В русле пушкинских суждений о В.Скотте находятся оценки Дельвига, который откликнулся на выход перевода романа «Анна Гейерштейн»: «В пяти томах нами объявляемого романа мы узнаем домашним образом Карла Смелого, Маргариту Анжуйскую и вдоволь наслаждаемся милым, беспечным нравом доброго короля Рене…»165.
От этих оценок разговор естественно переходил к проблемам создания русского исторического романа. «Русская история, русская старина не только могут быть источником поэтических созданий и романов исторических, но, может быть, их должно почесть одним из богатейших источников для поэта и романиста», – утверждает Н.Полевой166.
Эпоха Петра рассматривалась русской журнальной критикой в качестве одного из наиболее благодатных объектов исторического изображения: «Едва ли какая-либо история сравнится с одним временем Петра, где множество необыкновенных лиц и событий, борьба азиатских нравов с европейскими, появление женщин в обществах, толпа приезжающих иностранцев и проч., кажется, ждут творца-романиста»167.
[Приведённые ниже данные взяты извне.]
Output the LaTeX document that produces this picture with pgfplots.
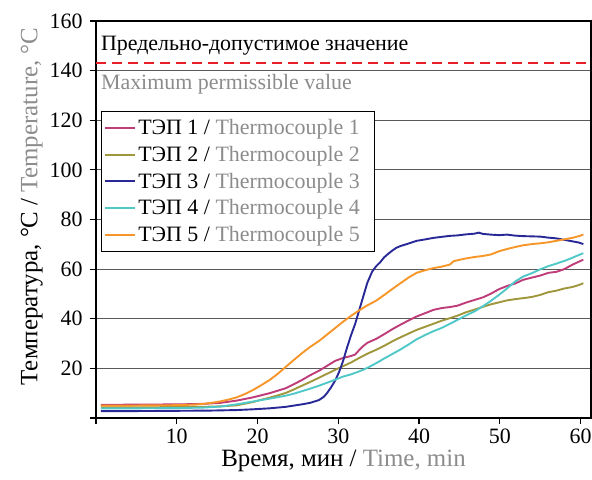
\documentclass[border=0pt]{standalone}
\usepackage{fontspec}
\setmainfont{Liberation Serif}
\usepackage{pgfplots}
\pgfplotsset{compat=1.18}
\definecolor{tc1}{RGB}{190,60,120}
\definecolor{tc2}{RGB}{160,150,60}
\definecolor{tc3}{RGB}{40,40,150}
\definecolor{tc4}{RGB}{80,200,200}
\definecolor{tc5}{RGB}{247,150,40}
\definecolor{limred}{RGB}{232,30,40}
\definecolor{engl}{RGB}{140,140,140}

\begin{document}
\begin{tikzpicture}[font=\fontsize{22}{26}\selectfont]
\begin{axis}[
  scale only axis, width=495bp, height=397bp,
  xmin=0, xmax=61.3, ymin=0, ymax=160,
  xtick={0,10,20,30,40,50,60}, xticklabels={,10,20,30,40,50,60},
  ytick={0,20,40,60,80,100,120,140,160},
  yticklabels={,20,40,60,80,100,120,140,160},
  tick align=outside, xtick pos=bottom, ytick pos=left,
  major tick length=6bp,
  ymajorgrids, major grid style={line width=1.2bp, color=black!65},
  axis line style={line width=1.6bp},
  tick style={line width=1.2bp, black},
  yticklabel style={xshift=-4bp},
  xticklabel style={yshift=-1bp},
  /pgf/number format/assume math mode=true,
  xlabel={Время, мин / \textcolor{engl}{Time, min}},
  ylabel={Температура, °C / \textcolor{engl}{Temperature, °C}},
  label style={font=\fontsize{25}{29}\selectfont},
  ylabel style={at={(ticklabel cs:0.533)}},
  legend style={at={(rel axis cs:0.01,0.773)}, anchor=north west,
    draw=black, line width=0.8bp, fill=white, row sep=6bp,
    inner xsep=3bp, inner ysep=6bp,
    font=\fontsize{22}{26}\selectfont},
  legend cell align=left,
  legend image code/.code={\draw[#1, line width=2bp] (0bp,0bp) -- (30bp,0bp);},
  every axis plot/.append style={line width=1.9bp},
]
% ТЭП 1
\addplot[tc1] coordinates {
(0.6,5.3) (5.2,5.4) (10.3,5.5) (13.3,5.7) (15.4,6.1) (17.4,7.0) (19.4,8.3)
(20.4,9.1) (21.5,10.0) (22.5,11.0) (23.5,12.0) (24.5,13.6) (25.5,15.3)
(26.5,17.2) (27.6,19.0) (28.6,21.0) (29.6,23.0) (30.6,24.2) (31.6,25.0)
(32.1,25.6) (32.6,27.4) (33.1,29.0) (33.6,30.3) (34.7,31.9) (35.7,33.8)
(36.7,35.8) (37.7,37.6) (38.7,39.3) (39.7,40.9) (40.8,42.3) (41.8,43.6)
(42.8,44.3) (43.8,44.7) (44.8,45.3) (45.8,46.5) (46.9,47.6) (47.9,48.6)
(48.9,50.1) (49.9,51.9) (50.9,53.2) (51.9,54.2) (52.9,55.7) (54.0,56.6)
(55.0,57.4) (56.0,58.5) (57.0,58.9) (58.0,60.0) (59.0,61.8) (59.8,63.0)
(60.35,63.8)};
% ТЭП 2
\addplot[tc2] coordinates {
(0.6,4.3) (5.2,4.3) (10.3,4.4) (13.3,4.5) (15.4,4.7) (17.4,5.1) (19.4,6.4)
(20.4,7.3) (21.5,8.2) (22.5,9.1) (23.5,10.1) (24.5,11.5) (25.5,13.0)
(26.5,14.5) (27.6,16.2) (28.6,17.8) (29.6,19.4) (30.6,20.9) (31.6,22.4)
(32.6,24.2) (33.6,25.9) (34.7,27.5) (35.7,29.1) (36.7,30.9) (37.7,32.5)
(38.7,34.0) (39.7,35.5) (40.8,36.8) (41.8,38.0) (42.8,39.2) (43.8,40.2)
(44.8,41.3) (45.8,42.6) (46.9,43.7) (47.9,44.8) (48.9,45.8) (49.9,46.6)
(50.9,47.4) (51.9,47.9) (52.9,48.3) (54.0,48.8) (55.0,49.6) (56.0,50.7)
(57.0,51.3) (58.0,52.2) (59.0,52.8) (59.8,53.6) (60.35,54.3)};
% ТЭП 3
\addplot[tc3] coordinates {
(0.6,2.8) (5.2,2.8) (10.3,2.9) (14.3,3.0) (17.4,3.2) (19.4,3.5) (21.5,3.9)
(23.5,4.5) (24.5,5.0) (25.5,5.5) (26.5,6.1) (27.6,7.2) (28.2,8.5)
(28.6,10.0) (29.1,12.3) (29.6,15.0) (30.1,18.5) (30.6,23.0) (31.1,28.5)
(31.6,33.5) (32.1,38.0) (32.6,43.5) (33.1,49.0) (33.6,54.5) (34.2,59.0)
(34.7,61.2) (35.2,62.8) (35.7,64.8) (36.2,66.2) (36.7,67.5) (37.2,68.6)
(37.7,69.3) (38.7,70.3) (39.7,71.4) (40.8,72.0) (41.8,72.6) (42.8,73.0)
(43.8,73.4) (44.8,73.6) (45.8,74.0) (46.9,74.3) (47.4,74.7) (47.9,74.2)
(48.9,73.9) (49.9,73.7) (50.9,73.9) (51.9,73.5) (52.9,73.3) (54.0,73.2)
(55.0,73.1) (56.0,72.7) (57.0,72.4) (58.0,71.8) (59.0,71.2) (59.8,70.7)
(60.35,70.1)};
% ТЭП 4
\addplot[tc4] coordinates {
(0.6,3.9) (5.2,3.9) (10.3,4.0) (13.3,4.2) (15.4,4.6) (17.4,5.5) (19.4,6.6)
(20.4,7.2) (21.5,7.8) (22.5,8.4) (23.5,9.0) (24.5,9.8) (25.5,10.8)
(26.5,11.8) (27.6,13.0) (28.6,14.2) (29.6,15.4) (30.6,16.7) (31.6,17.6)
(32.6,18.8) (33.6,20.2) (34.7,22.1) (35.7,24.0) (36.7,25.8) (37.7,27.6)
(38.7,29.6) (39.7,31.7) (40.8,33.5) (41.8,35.0) (42.8,36.3) (43.8,37.9)
(44.8,39.6) (45.8,41.3) (46.9,43.0) (47.9,45.0) (48.9,47.2) (49.9,49.6)
(50.9,52.2) (51.9,55.0) (52.9,57.0) (54.0,58.4) (55.0,59.9) (56.0,61.2)
(57.0,62.2) (58.0,63.3) (59.0,64.6) (59.8,65.7) (60.35,66.4)};
% ТЭП 5
\addplot[tc5] coordinates {
(0.6,5.0) (2.1,5.0) (4.2,5.0) (6.2,5.1) (8.2,5.1) (10.3,5.2) (11.3,5.3)
(12.3,5.4) (13.3,5.7) (14.3,6.1) (15.4,6.7) (16.4,7.4) (17.4,8.3)
(18.4,9.6) (19.4,11.2) (20.4,13.1) (21.5,15.3) (22.5,17.8) (23.5,20.6)
(24.5,23.4) (25.5,26.1) (26.5,28.6) (27.6,31.0) (28.6,33.6) (29.6,36.2)
(30.6,38.8) (31.6,41.2) (32.6,43.4) (33.6,45.4) (34.7,47.3) (35.7,49.6)
(36.7,52.0) (37.7,54.3) (38.7,56.6) (39.7,58.5) (40.8,59.6) (41.8,60.4)
(42.8,61.0) (43.8,61.8) (44.3,63.2) (44.8,63.6) (45.8,64.3) (46.9,64.9)
(47.9,65.3) (48.9,65.9) (49.9,67.2) (50.9,68.1) (51.9,68.9) (52.9,69.6)
(54.0,70.1) (55.0,70.4) (56.0,70.8) (57.0,71.4) (58.0,72.0) (59.0,72.6)
(59.8,73.3) (60.35,73.9)};
% limit
\addplot[limred, line width=2.2bp, dash pattern=on 10bp off 6bp, forget plot]
  coordinates {(0,143) (61.3,143)};
\legend{ТЭП 1 / \textcolor{engl}{Thermocouple 1}\hspace*{10bp}\null,
        ТЭП 2 / \textcolor{engl}{Thermocouple 2}\hspace*{10bp}\null,
        ТЭП 3 / \textcolor{engl}{Thermocouple 3}\hspace*{10bp}\null,
        ТЭП 4 / \textcolor{engl}{Thermocouple 4}\hspace*{10bp}\null,
        ТЭП 5 / \textcolor{engl}{Thermocouple 5}\hspace*{10bp}\null}
\node[anchor=west, inner sep=0pt] at (axis cs:0.6,150) {Предельно-допустимое значение};
\node[anchor=west, inner sep=0pt, text=engl] at (axis cs:0.6,134.7) {Maximum permissible value};
\node[xshift=-18bp, yshift=-19bp] at (rel axis cs:0,0) {0};
\end{axis}
\pgfresetboundingbox
\path[use as bounding box] (current axis.south west) ++(-96bp,-62bp) rectangle ++(592bp,480bp);
\end{tikzpicture}
\end{document}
П.И. Бартенев записал со слов пушкинского друга П.В. Нащокина: «Пушкину все хотелось написать большой роман. Раз он откровенно сказал Нащокину: «Погоди, дай мне собраться, я за пояс заткну Валтера Скотта!»168. (Интерес Пушкина к В. Скотту подтверждается и другими мемуарными свидетельствами, например, записью в дневнике М.П. Погодина 1 мая 1827 г.: «говорили о Скотте»169.)